▶
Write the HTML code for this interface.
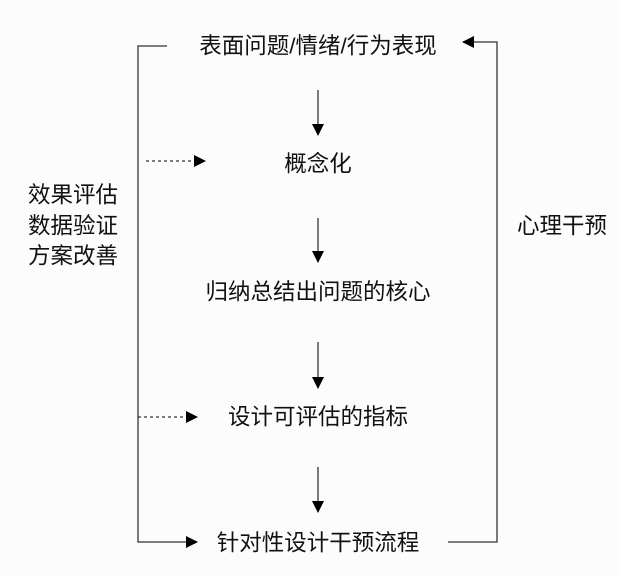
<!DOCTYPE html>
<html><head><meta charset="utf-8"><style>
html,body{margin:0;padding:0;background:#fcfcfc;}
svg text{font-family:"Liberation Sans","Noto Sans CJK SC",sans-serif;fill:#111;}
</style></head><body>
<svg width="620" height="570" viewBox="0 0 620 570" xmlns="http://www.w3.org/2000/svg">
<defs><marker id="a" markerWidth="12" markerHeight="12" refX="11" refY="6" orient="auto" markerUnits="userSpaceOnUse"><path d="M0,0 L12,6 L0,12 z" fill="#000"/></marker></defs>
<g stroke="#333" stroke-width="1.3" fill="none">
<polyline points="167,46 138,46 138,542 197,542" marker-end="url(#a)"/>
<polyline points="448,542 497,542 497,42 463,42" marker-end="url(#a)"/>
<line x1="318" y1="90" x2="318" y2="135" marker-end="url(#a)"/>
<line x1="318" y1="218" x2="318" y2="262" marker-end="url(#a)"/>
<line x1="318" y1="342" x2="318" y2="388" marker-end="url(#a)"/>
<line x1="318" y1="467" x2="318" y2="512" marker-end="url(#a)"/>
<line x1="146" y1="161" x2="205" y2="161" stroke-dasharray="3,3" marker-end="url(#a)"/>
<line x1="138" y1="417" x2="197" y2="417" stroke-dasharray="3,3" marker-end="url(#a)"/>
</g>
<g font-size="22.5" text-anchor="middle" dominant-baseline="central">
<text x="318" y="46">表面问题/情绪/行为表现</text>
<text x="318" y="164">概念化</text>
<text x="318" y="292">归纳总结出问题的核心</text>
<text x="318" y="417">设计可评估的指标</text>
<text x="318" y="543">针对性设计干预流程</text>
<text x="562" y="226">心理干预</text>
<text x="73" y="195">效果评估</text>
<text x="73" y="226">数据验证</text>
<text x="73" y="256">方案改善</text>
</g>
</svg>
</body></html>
◀
Set problem:
From start to finish, output the listing exactly, but omit its pictures.

Full answer:
Write the HTML code for this interface.
<!DOCTYPE html>
<html><head><meta charset="utf-8"><style>
html,body{margin:0;padding:0;background:#fcfcfc;}
svg text{font-family:"Liberation Sans","Noto Sans CJK SC",sans-serif;fill:#111;}
</style></head><body>
<svg width="620" height="570" viewBox="0 0 620 570" xmlns="http://www.w3.org/2000/svg">
<defs><marker id="a" markerWidth="12" markerHeight="12" refX="11" refY="6" orient="auto" markerUnits="userSpaceOnUse"><path d="M0,0 L12,6 L0,12 z" fill="#000"/></marker></defs>
<g stroke="#333" stroke-width="1.3" fill="none">
<polyline points="167,46 138,46 138,542 197,542" marker-end="url(#a)"/>
<polyline points="448,542 497,542 497,42 463,42" marker-end="url(#a)"/>
<line x1="318" y1="90" x2="318" y2="135" marker-end="url(#a)"/>
<line x1="318" y1="218" x2="318" y2="262" marker-end="url(#a)"/>
<line x1="318" y1="342" x2="318" y2="388" marker-end="url(#a)"/>
<line x1="318" y1="467" x2="318" y2="512" marker-end="url(#a)"/>
<line x1="146" y1="161" x2="205" y2="161" stroke-dasharray="3,3" marker-end="url(#a)"/>
<line x1="138" y1="417" x2="197" y2="417" stroke-dasharray="3,3" marker-end="url(#a)"/>
</g>
<g font-size="22.5" text-anchor="middle" dominant-baseline="central">
<text x="318" y="46">表面问题/情绪/行为表现</text>
<text x="318" y="164">概念化</text>
<text x="318" y="292">归纳总结出问题的核心</text>
<text x="318" y="417">设计可评估的指标</text>
<text x="318" y="543">针对性设计干预流程</text>
<text x="562" y="226">心理干预</text>
<text x="73" y="195">效果评估</text>
<text x="73" y="226">数据验证</text>
<text x="73" y="256">方案改善</text>
</g>
</svg>
</body></html>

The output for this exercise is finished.